>> START

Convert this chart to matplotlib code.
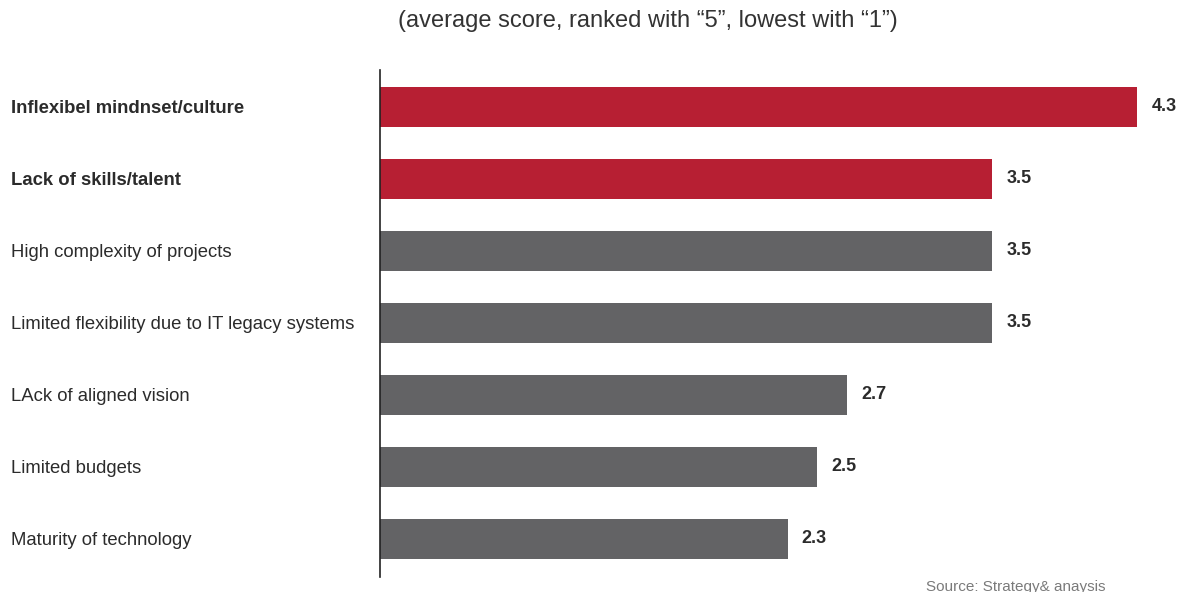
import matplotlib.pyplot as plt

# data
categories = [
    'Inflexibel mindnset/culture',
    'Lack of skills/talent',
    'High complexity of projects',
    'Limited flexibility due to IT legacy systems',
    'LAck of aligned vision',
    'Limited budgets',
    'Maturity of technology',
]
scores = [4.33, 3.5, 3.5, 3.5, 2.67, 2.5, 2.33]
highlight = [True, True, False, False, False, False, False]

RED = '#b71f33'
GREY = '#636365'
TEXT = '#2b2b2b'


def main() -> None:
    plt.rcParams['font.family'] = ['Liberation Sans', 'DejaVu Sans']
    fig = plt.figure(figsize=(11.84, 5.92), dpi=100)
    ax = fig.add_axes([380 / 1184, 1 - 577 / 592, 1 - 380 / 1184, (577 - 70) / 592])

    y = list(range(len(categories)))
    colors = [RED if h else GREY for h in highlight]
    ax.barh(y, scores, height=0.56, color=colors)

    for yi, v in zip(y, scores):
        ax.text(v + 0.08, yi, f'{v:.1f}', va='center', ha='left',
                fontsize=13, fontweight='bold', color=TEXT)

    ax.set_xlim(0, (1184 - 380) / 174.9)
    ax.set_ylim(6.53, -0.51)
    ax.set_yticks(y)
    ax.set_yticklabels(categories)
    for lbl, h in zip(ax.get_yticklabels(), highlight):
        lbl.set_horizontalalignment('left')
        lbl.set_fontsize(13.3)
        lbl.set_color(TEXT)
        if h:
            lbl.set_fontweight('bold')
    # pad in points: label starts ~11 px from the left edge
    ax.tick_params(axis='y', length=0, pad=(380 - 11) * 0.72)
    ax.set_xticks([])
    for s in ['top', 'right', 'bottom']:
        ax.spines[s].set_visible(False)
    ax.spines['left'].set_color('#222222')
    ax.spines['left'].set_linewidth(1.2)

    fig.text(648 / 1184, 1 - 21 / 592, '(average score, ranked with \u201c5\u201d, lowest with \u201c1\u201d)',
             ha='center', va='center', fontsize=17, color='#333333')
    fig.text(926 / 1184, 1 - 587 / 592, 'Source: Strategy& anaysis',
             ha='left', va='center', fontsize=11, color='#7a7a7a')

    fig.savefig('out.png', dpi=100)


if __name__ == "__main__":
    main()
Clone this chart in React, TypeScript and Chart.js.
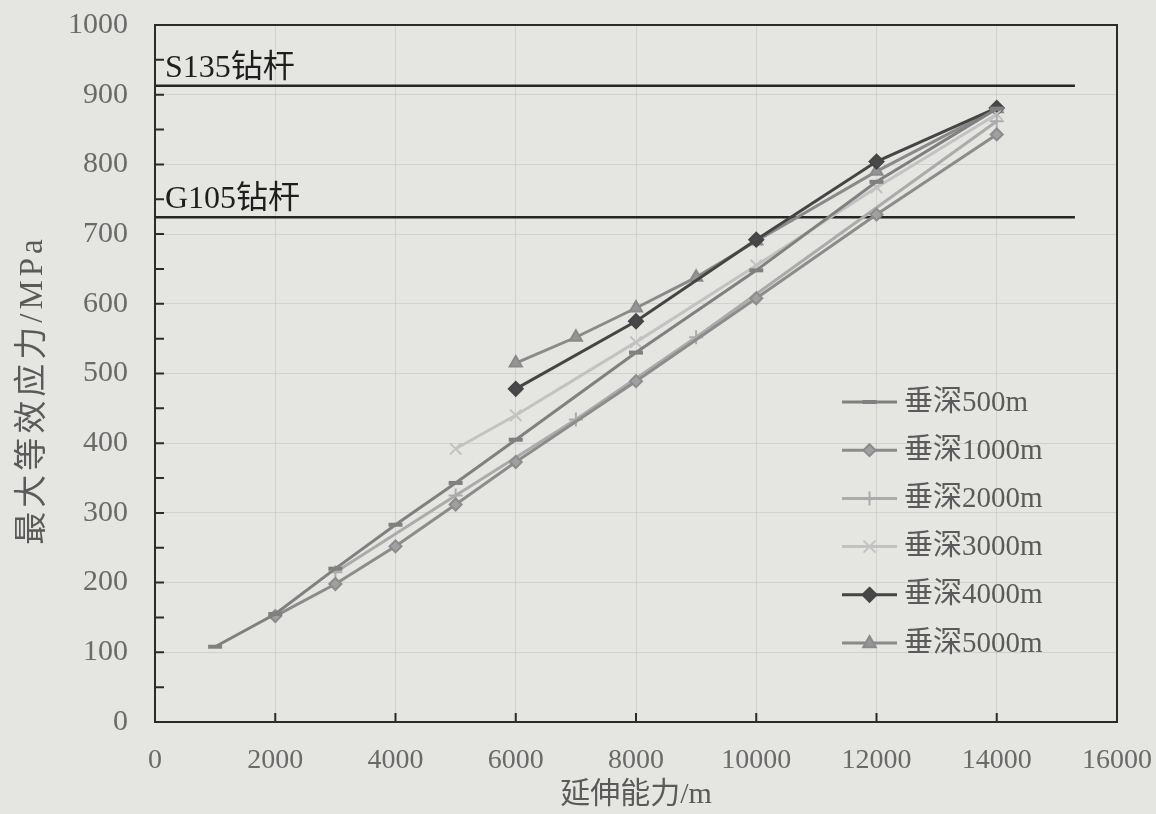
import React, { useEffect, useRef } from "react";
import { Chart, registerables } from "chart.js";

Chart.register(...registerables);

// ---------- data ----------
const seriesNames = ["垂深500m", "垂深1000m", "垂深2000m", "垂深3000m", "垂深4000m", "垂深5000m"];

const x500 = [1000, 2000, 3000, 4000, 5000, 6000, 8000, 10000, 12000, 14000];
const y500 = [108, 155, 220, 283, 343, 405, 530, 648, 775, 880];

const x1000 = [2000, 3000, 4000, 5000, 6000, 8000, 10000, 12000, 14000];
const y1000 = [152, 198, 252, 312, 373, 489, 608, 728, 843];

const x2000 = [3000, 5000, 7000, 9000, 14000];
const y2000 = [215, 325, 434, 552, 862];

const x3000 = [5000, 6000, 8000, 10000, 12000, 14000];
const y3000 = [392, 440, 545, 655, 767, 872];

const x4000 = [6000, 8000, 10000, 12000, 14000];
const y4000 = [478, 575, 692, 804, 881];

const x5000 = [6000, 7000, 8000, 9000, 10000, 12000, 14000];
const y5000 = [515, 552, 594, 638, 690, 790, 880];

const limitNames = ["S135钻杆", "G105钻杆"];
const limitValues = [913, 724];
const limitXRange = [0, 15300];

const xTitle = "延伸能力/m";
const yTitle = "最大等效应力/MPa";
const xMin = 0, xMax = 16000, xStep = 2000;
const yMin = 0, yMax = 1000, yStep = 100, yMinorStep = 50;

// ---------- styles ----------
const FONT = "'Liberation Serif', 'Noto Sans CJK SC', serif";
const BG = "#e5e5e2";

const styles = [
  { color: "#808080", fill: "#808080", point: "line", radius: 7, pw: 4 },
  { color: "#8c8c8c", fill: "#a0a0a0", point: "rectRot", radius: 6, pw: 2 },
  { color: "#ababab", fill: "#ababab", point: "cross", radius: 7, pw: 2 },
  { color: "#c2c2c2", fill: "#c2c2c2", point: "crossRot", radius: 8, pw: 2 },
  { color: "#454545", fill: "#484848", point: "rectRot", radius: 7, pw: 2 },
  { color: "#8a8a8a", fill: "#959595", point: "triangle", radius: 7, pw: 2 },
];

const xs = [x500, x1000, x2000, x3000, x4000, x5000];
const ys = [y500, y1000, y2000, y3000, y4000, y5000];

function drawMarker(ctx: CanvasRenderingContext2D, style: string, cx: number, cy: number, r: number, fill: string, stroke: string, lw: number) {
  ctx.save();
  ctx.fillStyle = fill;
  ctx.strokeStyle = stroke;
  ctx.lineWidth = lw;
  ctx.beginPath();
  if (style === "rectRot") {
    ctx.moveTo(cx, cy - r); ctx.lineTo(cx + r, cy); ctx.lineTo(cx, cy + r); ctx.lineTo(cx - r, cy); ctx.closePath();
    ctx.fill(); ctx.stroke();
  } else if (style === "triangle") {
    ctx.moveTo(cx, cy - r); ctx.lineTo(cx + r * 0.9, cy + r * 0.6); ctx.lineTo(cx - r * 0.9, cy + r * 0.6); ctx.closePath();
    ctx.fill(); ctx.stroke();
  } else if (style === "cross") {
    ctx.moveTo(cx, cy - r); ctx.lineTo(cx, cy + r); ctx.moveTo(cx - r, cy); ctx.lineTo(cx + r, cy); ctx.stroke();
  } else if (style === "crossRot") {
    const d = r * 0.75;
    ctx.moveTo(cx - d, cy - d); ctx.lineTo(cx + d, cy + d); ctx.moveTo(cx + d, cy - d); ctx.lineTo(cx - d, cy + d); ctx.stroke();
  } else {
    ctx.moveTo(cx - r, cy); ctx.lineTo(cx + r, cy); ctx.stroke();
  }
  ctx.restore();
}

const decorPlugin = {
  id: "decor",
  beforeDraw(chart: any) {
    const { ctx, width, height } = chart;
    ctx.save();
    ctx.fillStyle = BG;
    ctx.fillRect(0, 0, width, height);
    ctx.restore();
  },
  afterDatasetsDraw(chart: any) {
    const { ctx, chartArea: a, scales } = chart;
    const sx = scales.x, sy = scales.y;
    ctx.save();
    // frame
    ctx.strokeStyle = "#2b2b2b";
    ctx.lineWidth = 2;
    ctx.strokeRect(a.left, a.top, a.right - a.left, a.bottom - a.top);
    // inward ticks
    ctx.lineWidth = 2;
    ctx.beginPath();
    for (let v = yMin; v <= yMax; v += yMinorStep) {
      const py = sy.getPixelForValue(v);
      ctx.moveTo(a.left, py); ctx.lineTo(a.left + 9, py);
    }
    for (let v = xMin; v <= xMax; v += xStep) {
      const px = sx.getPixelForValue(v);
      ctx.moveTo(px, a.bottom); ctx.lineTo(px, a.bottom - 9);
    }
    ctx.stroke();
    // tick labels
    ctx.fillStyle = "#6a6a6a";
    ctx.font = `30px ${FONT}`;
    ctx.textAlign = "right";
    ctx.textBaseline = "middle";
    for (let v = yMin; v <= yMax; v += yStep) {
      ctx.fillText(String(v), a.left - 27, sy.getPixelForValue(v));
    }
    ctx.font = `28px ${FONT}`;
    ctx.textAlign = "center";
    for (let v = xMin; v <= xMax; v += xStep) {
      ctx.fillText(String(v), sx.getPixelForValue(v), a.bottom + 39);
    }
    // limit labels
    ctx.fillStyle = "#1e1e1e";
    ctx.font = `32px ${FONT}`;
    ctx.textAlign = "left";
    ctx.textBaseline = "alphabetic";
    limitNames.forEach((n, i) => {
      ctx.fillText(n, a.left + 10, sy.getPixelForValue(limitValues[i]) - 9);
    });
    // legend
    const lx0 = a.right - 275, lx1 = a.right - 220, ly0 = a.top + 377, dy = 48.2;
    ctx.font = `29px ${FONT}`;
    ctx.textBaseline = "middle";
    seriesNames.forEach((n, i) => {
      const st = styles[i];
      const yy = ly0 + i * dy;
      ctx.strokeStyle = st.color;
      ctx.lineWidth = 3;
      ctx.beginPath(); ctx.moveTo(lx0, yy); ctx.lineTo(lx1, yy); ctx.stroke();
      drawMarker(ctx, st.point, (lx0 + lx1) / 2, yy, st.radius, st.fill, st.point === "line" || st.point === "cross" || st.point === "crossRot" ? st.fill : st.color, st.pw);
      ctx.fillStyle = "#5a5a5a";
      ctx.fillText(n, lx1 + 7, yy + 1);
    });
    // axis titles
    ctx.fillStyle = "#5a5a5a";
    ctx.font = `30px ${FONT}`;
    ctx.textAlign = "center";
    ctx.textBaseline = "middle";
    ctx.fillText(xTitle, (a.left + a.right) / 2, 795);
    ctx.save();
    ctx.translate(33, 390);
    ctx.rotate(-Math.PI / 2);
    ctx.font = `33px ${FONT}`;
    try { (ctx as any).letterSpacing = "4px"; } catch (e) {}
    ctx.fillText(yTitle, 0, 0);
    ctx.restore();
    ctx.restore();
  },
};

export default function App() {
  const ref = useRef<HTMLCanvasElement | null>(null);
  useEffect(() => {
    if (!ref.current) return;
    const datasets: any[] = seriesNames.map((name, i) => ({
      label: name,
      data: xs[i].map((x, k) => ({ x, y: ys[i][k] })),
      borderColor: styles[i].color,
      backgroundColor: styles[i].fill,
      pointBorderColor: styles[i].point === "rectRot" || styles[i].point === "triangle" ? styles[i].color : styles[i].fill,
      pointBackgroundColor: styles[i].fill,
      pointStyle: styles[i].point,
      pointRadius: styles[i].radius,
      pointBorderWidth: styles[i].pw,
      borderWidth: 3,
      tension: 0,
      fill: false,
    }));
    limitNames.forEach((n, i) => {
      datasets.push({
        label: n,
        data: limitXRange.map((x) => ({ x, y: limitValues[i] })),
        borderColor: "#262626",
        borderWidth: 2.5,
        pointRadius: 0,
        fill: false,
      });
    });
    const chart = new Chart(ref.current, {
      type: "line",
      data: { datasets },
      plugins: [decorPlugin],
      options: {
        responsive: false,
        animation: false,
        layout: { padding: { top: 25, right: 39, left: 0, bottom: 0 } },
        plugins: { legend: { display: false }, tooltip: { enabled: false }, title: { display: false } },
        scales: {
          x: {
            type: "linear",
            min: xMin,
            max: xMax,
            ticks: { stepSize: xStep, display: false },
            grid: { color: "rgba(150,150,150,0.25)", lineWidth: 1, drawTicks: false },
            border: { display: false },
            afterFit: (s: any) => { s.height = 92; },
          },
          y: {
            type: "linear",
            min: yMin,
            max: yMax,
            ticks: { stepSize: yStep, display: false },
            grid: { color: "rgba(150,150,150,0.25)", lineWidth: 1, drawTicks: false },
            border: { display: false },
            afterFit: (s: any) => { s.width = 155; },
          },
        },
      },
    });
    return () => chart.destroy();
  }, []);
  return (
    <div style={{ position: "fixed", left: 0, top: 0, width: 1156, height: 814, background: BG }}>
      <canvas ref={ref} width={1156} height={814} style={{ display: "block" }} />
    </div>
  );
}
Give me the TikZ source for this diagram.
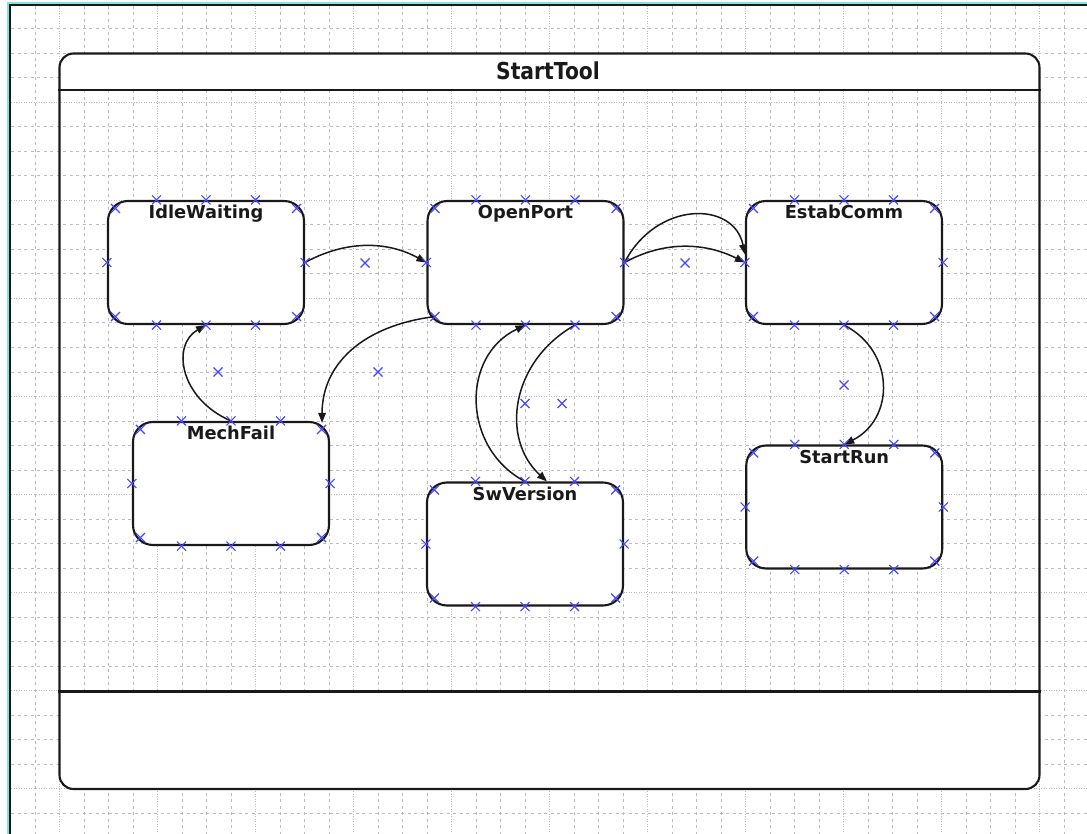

>> END

Exercise prompt – Leave out any pictures, please, and quote only the lines from the top of the data through the line that contains "import matplotlib.pyplot as plt".

Solution for this task –
Convert this chart to matplotlib code.
import matplotlib.pyplot as plt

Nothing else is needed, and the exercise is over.